Falling more or less into the first category, I’ve just listened to a series of 10 audio files from Frederiksberg Stadsarkiv about the area during the First World War – see Syndikalister, kunstnere og gullaschbaroner (map). (Frederiksberg is an enclave with Copenhagen, a separate municipality, which means it does its own thing culturally.)

Part of the recent Golden Days Festival, the files are also available as an app, which does offer a map, but they work just as well as podcasts. At over eight minutes in some cases they might feel too long to listen to in situ, where there were also pictures and text on stands during the festival. Content heavy, I don’t feel I’ve retained much in the medium to long term, and I’m more likely to go back to the text versions which popped up on the blog.

Bill Aitchison highlights a feature of this sort of audio tour: “You look on the map, walk to number 1 then press play and listen. When that’s finished you look at the map, go to number 2, press play and so on.” More effective, although more onerous to create, are tours which offer directions and a commentary at the same time, “so that you walk with it and it talks to you throughout”.

An example of this type of audio walk is the Energy Walk at Hanstholm, a small town on the north west coast of Jutland with several claims to fame. As well as its fortress bunker, Europe’s biggest fortification from the Second World War, the town has the largest industrial harbour in Denmark, with ferries to the Faroes and Iceland, and is a centre for marine energy. Traces can be found in the area from both prehistoric times and the Vikings.

The Energy Walk, developed as part of the Alien Energy project (Facebook | fanzine) running at Copenhagen’s IT University under its Energy Futures banner, brings all this together.

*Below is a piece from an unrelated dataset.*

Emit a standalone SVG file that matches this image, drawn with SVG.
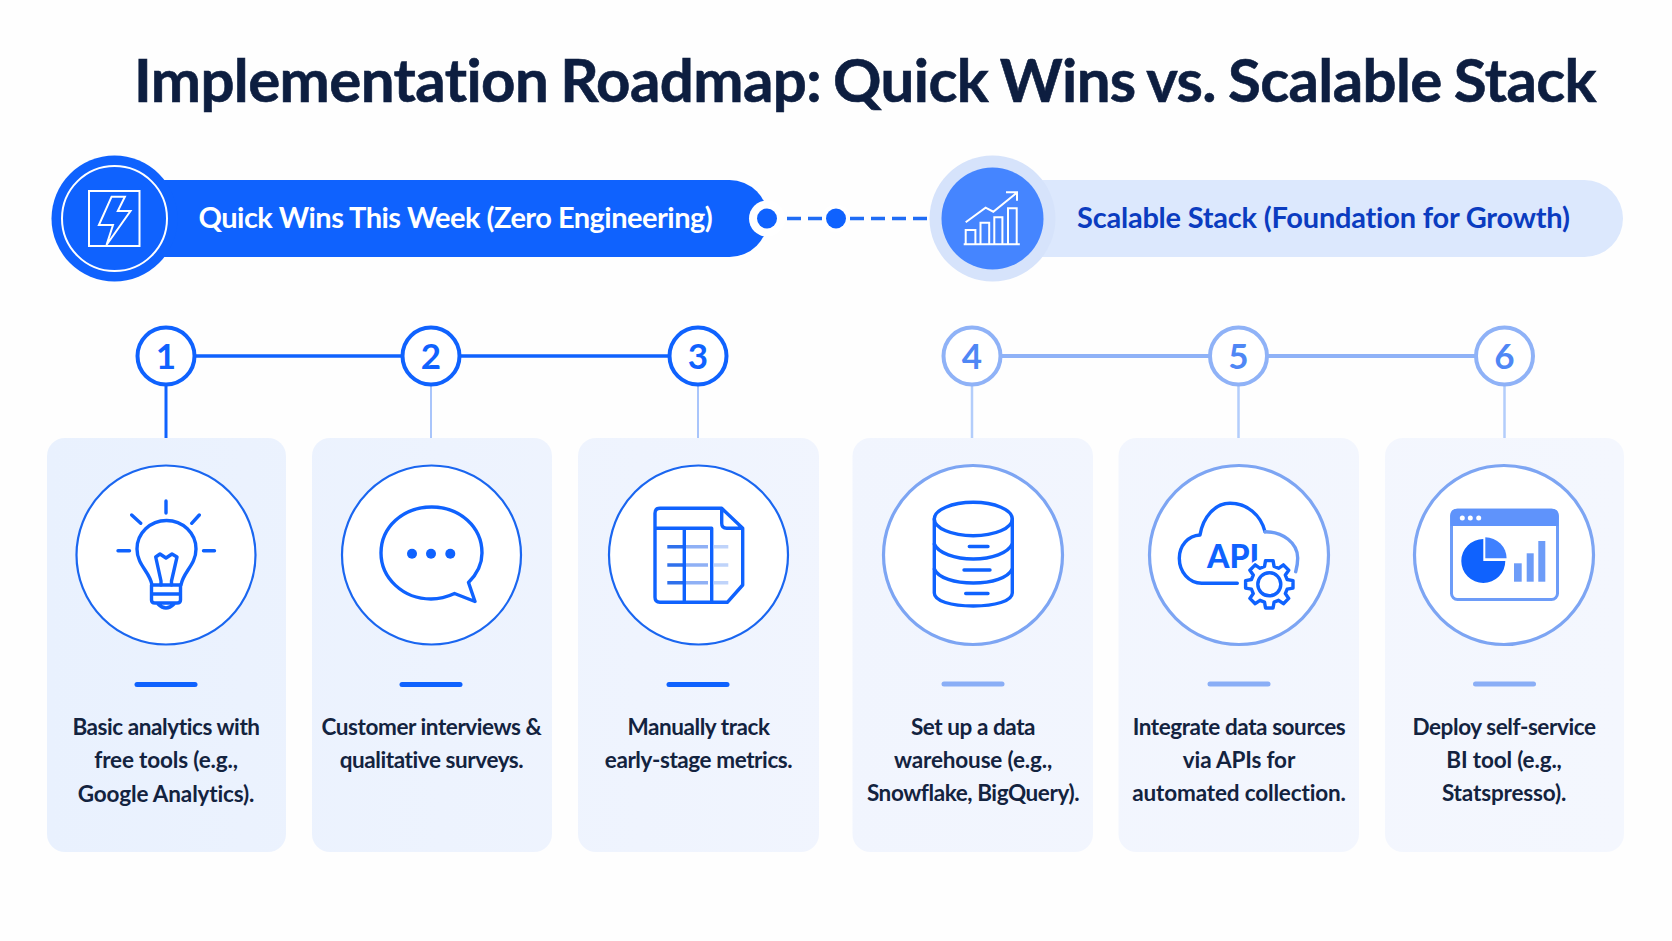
<svg xmlns="http://www.w3.org/2000/svg" width="1672" height="941" viewBox="0 0 1672 941">
<style>
text{font-family:"Lato","Liberation Sans",sans-serif;font-variant-ligatures:none}
.title{font-size:60px;font-weight:700;fill:#0d1e40;letter-spacing:-.6px;word-spacing:-2px;stroke:#0d1e40;stroke-width:.6px}
.hd{font-size:29px;font-weight:700}
.num{font-size:35px;font-weight:700;text-anchor:middle}
.body{font-size:22.5px;font-weight:700;fill:#13233f;text-anchor:middle;letter-spacing:-.42px}
.body.w{letter-spacing:-.15px}
.card{fill:url(#cardFill)}
.disc{fill:#fff;stroke-width:2.2}
.a .disc{stroke:#1a66f0}
.b .disc{stroke:#7da5f3;stroke-width:3.2}
.badge{fill:#fff;stroke-width:4}
.a .badge{stroke:#0f62fe}
.b .badge{stroke:#8fb2f7}
.a .num{fill:#0f62fe}
.b .num{fill:#4f87f5}
.a .bar{fill:#0f62fe}
.b .bar{fill:#8aaef6}
.ic{fill:none;stroke:#0f62fe;stroke-width:3.4;stroke-linecap:round;stroke-linejoin:round}
.wh{fill:none;stroke:#fff;stroke-width:2;stroke-linejoin:miter}
</style>
<defs>
<linearGradient id="cardFill" gradientUnits="userSpaceOnUse" x1="47" y1="0" x2="1624" y2="0">
<stop offset="0" stop-color="#e9f1fe"/><stop offset="0.5" stop-color="#f1f5fe"/><stop offset="1" stop-color="#f4f7fe"/>
</linearGradient>
</defs>
<rect width="1672" height="941" fill="#fefefe"/>
<text id="title" class="title" x="134" y="102">Implementation Roadmap: Quick Wins vs. Scalable Stack</text>

<g id="header-quick">
<rect x="114" y="180" width="654" height="77" rx="38.5" fill="#0f62fe"/>
<circle cx="114.5" cy="218.5" r="63" fill="#0f62fe"/>
<circle cx="114.5" cy="218.5" r="52.5" fill="none" stroke="#fff" stroke-width="2"/>
<rect class="wh" x="89" y="191" width="50.5" height="55"/>
<path class="wh" d="M111.6 196.7H124.9L117.8 211H130.5L106.5 245L113 225H98.9Z"/>
<text class="hd" x="198.5" y="228" fill="#fff" letter-spacing="-.52">Quick Wins This Week (Zero Engineering)</text>
</g>
<g id="header-scalable">
<rect x="992" y="180" width="631" height="77" rx="38.5" fill="#dce8fd"/>
<circle cx="992.5" cy="218.5" r="63" fill="#d6e3fb"/>
<circle cx="992.5" cy="218.5" r="51" fill="#4585ff"/>
<g class="wh">
<path d="M963.7 244.3H1019.8M965.7 244V230H975.4V244M980.5 244V222.7H989.2V244M994.3 244V217.3H1002.4V244M1008 244V208.3H1016.7V244"/>
<path d="M965.7 222.3L985.6 207.7L993.3 211.7L1016.2 193.3M1006 192.3H1017V200.7"/>
</g>
<text class="hd" x="1077" y="228" fill="#0b3cc0" letter-spacing="-.22">Scalable Stack (Foundation for Growth)</text>
</g>

<g id="connectors" fill="none">
<circle cx="767" cy="218.5" r="18" fill="#fff"/>
<path d="M787 218.5H930" stroke="#1f6cf5" stroke-width="3.5" stroke-dasharray="14 7"/>
<circle cx="836" cy="218.5" r="14" fill="#fff"/>
<circle cx="767" cy="218.5" r="10" fill="#0f62fe"/>
<circle cx="836" cy="218.5" r="10" fill="#0f62fe"/>
<path d="M166 356H698" stroke="#0f62fe" stroke-width="3.5"/>
<path d="M166 385V438" stroke="#0f62fe" stroke-width="3"/>
<path d="M431 385V438M698 385V438" stroke="#a9c5fb" stroke-width="2"/>
<path d="M972 356H1504" stroke="#8fb2f7" stroke-width="4"/>
<path d="M972 385V438M1238.5 385V438M1504.5 385V438" stroke="#b3cdfb" stroke-width="2.5"/>
</g>

<g id="step-1" class="a">
<rect class="card" x="47" y="438" width="239" height="414" rx="18"/>
<circle class="badge" cx="166" cy="356" r="28.5"/><text class="num" x="166" y="369">1</text>
<circle class="disc" cx="166" cy="555" r="89.5"/>
<g class="ic">
<path d="M152 585C150 572 137 565 137 549A29.5 28.5 0 0 1 196 549C196 565 183 572 181 585Z"/>
<path d="M161 585L161 581L155.7 557L160 554L166 558L172 554L177 557L171.5 581V585"/>
<path d="M151.5 585V600Q151.5 603 155 603H177Q180.5 603 180.5 600V585M151.5 594H180.5M158 604Q166 612 174 604"/>
<path d="M166 501V513M131.7 515L140.7 523.3M199.3 515L191.7 523.3M118 550.7H129.5M203.5 550.7H214.5"/>
</g>
<rect class="bar" x="134.5" y="682" width="63" height="5" rx="2.5"/>
<text class="body" x="166" y="735">Basic analytics with</text>
<text class="body w" x="166" y="768">free tools (e.g.,</text>
<text class="body w" x="166" y="802">Google Analytics).</text>
</g>

<g id="step-2" class="a">
<rect class="card" x="312" y="438" width="240" height="414" rx="18"/>
<circle class="badge" cx="431" cy="356" r="28.5"/><text class="num" x="431" y="369">2</text>
<circle class="disc" cx="431.5" cy="555" r="89.5"/>
<path class="ic" d="M454.5 593.5C445 598 437 599 431 599C403 599 381 578 381 553C381 527 403 507 431.7 507C460 507 482 527 482 553C482 565 476 575 468.5 582.5L475 601.5Z"/>
<g fill="#0f62fe"><circle cx="412" cy="553.7" r="5"/><circle cx="431" cy="553.7" r="5"/><circle cx="450.3" cy="553.7" r="5"/></g>
<rect class="bar" x="399.5" y="682" width="63" height="5" rx="2.5"/>
<text class="body" x="431.5" y="735">Customer interviews &amp;</text>
<text class="body" x="431.5" y="768">qualitative surveys.</text>
</g>

<g id="step-3" class="a">
<rect class="card" x="578" y="438" width="241" height="414" rx="18"/>
<circle class="badge" cx="698" cy="356" r="28.5"/><text class="num" x="698" y="369">3</text>
<circle class="disc" cx="698.5" cy="555" r="89.5"/>
<g fill="none" stroke-width="3.6">
<path d="M667.3 546.7H684M667.3 565H684M667.3 582.7H684" stroke="#2f70ec"/>
<path d="M686 546.7H708M686 565H708M686 582.7H708" stroke="#8fb0f5"/>
<path d="M714 546.7H728.3M714 565H728.3M714 582.7H728.3" stroke="#bfd3fa"/>
</g>
<path class="ic" d="M721.7 508.3H660Q655 508.3 655 513.3V597.3Q655 602.3 660 602.3H727.3L742.7 585V528.3ZM721.7 508.3V523.3Q721.7 528.3 726.7 528.3H742.7M655 528.3H711.7V602.3M684.3 528.3V602.3"/>
<rect class="bar" x="666.5" y="682" width="63" height="5" rx="2.5"/>
<text class="body" x="698.5" y="735">Manually track</text>
<text class="body" x="698.5" y="768">early-stage metrics.</text>
</g>

<g id="step-4" class="b">
<rect class="card" x="852.5" y="438" width="240.5" height="414" rx="18"/>
<circle class="badge" cx="972" cy="356" r="28.5"/><text class="num" x="972" y="369">4</text>
<circle class="disc" cx="973" cy="555" r="89.5"/>
<g class="ic">
<ellipse cx="973.3" cy="519" rx="39" ry="16.7"/>
<path d="M934.3 519V593C934.3 601 951 606 973.3 606C995 606 1012.3 601 1012.3 593V519"/>
<path d="M934.3 544C938 553 955 559 973.3 559C992 559 1008 553 1012.3 544"/>
<path d="M934.3 569C938 578 955 583 973.3 583C992 583 1008 578 1012.3 569"/>
<path d="M969.3 546.5H988M964 570H990M965.7 593.5H988"/>
</g>
<rect class="bar" x="941.5" y="681.5" width="63" height="5" rx="2.5"/>
<text class="body" x="973" y="735">Set up a data</text>
<text class="body w" x="973" y="768">warehouse (e.g.,</text>
<text class="body" x="973" y="801">Snowflake, BigQuery).</text>
</g>

<g id="step-5" class="b">
<rect class="card" x="1118.5" y="438" width="240.5" height="414" rx="18"/>
<circle class="badge" cx="1238.5" cy="356" r="28.5"/><text class="num" x="1238.5" y="369">5</text>
<circle class="disc" cx="1239" cy="555" r="89.5"/>
<path class="ic" d="M1237.3 583.3H1201.7C1189 583.3 1179.3 572 1179.3 558.3C1179.3 546 1188 535.5 1200 535C1203 517 1215 503.3 1230 503.3C1247 503.3 1261 515 1265 531.7"/>
<path class="ic" style="stroke:#6d9cf5" d="M1265 531.7C1283 531.7 1297.7 543 1297.7 558C1297.7 563 1297 567 1295.7 571.7"/>
<text x="1207" y="567.5" font-size="32" font-weight="900" fill="#0f62fe">API</text>
<circle cx="1269.3" cy="584.3" r="27.5" fill="#fff"/>
<g class="ic" transform="translate(1269.3 584.3)">
<path d="M17.87-4.79L23.7-3.75L23.7 3.75L17.87 4.79L16.02 9.25L19.42 14.11L14.11 19.42L9.25 16.02L4.79 17.87L3.75 23.7L-3.75 23.7L-4.79 17.87L-9.25 16.02L-14.11 19.42L-19.42 14.11L-16.02 9.25L-17.87 4.79L-23.7 3.75L-23.7-3.75L-17.87-4.79L-16.02-9.25L-19.42-14.11L-14.11-19.42L-9.25-16.02L-4.79-17.87L-3.75-23.7L3.75-23.7L4.79-17.87L9.25-16.02L14.11-19.42L19.42-14.11L16.02-9.25Z"/>
<circle r="11.5"/>
</g>
<rect class="bar" x="1207.5" y="681.5" width="63" height="5" rx="2.5"/>
<text class="body" x="1239" y="735">Integrate data sources</text>
<text class="body w" x="1239" y="768">via APIs for</text>
<text class="body w" x="1239" y="801">automated collection.</text>
</g>

<g id="step-6" class="b">
<rect class="card" x="1385" y="438" width="239" height="414" rx="18"/>
<circle class="badge" cx="1504.5" cy="356" r="28.5"/><text class="num" x="1504.5" y="369">6</text>
<circle class="disc" cx="1504" cy="555" r="89.5"/>
<rect x="1451.5" y="510" width="106" height="89.5" rx="6" fill="#fff" stroke="#6d9cf8" stroke-width="3"/>
<path d="M1450.5 526V515Q1450.5 509 1456.5 509H1552.5Q1558.5 509 1558.5 515V526Z" fill="#5f93fb"/>
<g fill="#fff"><circle cx="1462.3" cy="518" r="2.5"/><circle cx="1470.3" cy="518" r="2.5"/><circle cx="1478.7" cy="518" r="2.5"/></g>
<path d="M1483.3 561V539A22 22 0 1 0 1505.3 561Z" fill="#0f62fe"/>
<path d="M1485.3 558.3V537.3A21.3 21 0 0 1 1506.6 558.3Z" fill="#3f80ff"/>
<g fill="#6d9cf8"><rect x="1514" y="563.3" width="7.7" height="18.4"/><rect x="1526.7" y="553.3" width="7" height="28.4"/><rect x="1538.3" y="541" width="7" height="40.7"/></g>
<rect class="bar" x="1473" y="681.5" width="63" height="5" rx="2.5"/>
<text class="body" x="1504" y="735">Deploy self-service</text>
<text class="body w" x="1504" y="768">BI tool (e.g.,</text>
<text class="body w" x="1504" y="801">Statspresso).</text>
</g>
</svg>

Launched on 6 September in Hanstholm – see the photos or listen to the audio (English and Danish) – until 1 November you can collect a digital walking stick at Færgegrillen in Hanstholm, should you be passing, and follow the walk that way, although it works fine as a podcast.

This one takes a more lyrical approach, with the English version narrated by ethnographer Laura Watts, who blogs at Sand14. I have to admit to finding it a tad tiresome in places, although traces have stayed with me.

Finally, coming up on Friday 3 October at 18:30 BST is Fracture Mob, an audio led flash mob by artist Jennie Savage, who is inviting people all over the world to get lost simultaneously:

This audio walk invites you to become lost in your familiar geography and the fictional sonic landscape of the audio guide, where you will encounter street markets, shopping malls, beaches and birdsong recorded in enigmatic locations. The artist’s instructions to walk are the same for us all, however each of us will interpret her directions, walk at a different pace, become lost in familiar territories and, of course, inhabit different landscapes.

The walk can be followed live on the day or downloaded as a 30 minute ambient soundscape in three flavours: wanderer, idler or drifter. Meet points have been set up at various locations, including Christianshavn metro. The walk was commissioned by Plymouth Arts Centre and coincides with the opening of the Walk On exhibition, still doing the rounds – hear Jennie talk about it and her other work on Talking Walking.

While I’m getting the intention behind all this, the performative aspect is troubling and when I’m walking I like to be in the moment, it’s kind of the point. But getting lost, or waylosing, is turning into one of those tropes – see the experimental travel tag. On the day I will be in Venice, however if you are tempted to participate do let me know how you get on. Update: Bill Aitchison on following the tour in Beijing, and hear Charlotte Spencer and friends describe Walking Stories, a similar performance undertaken by groups of 20 in a park.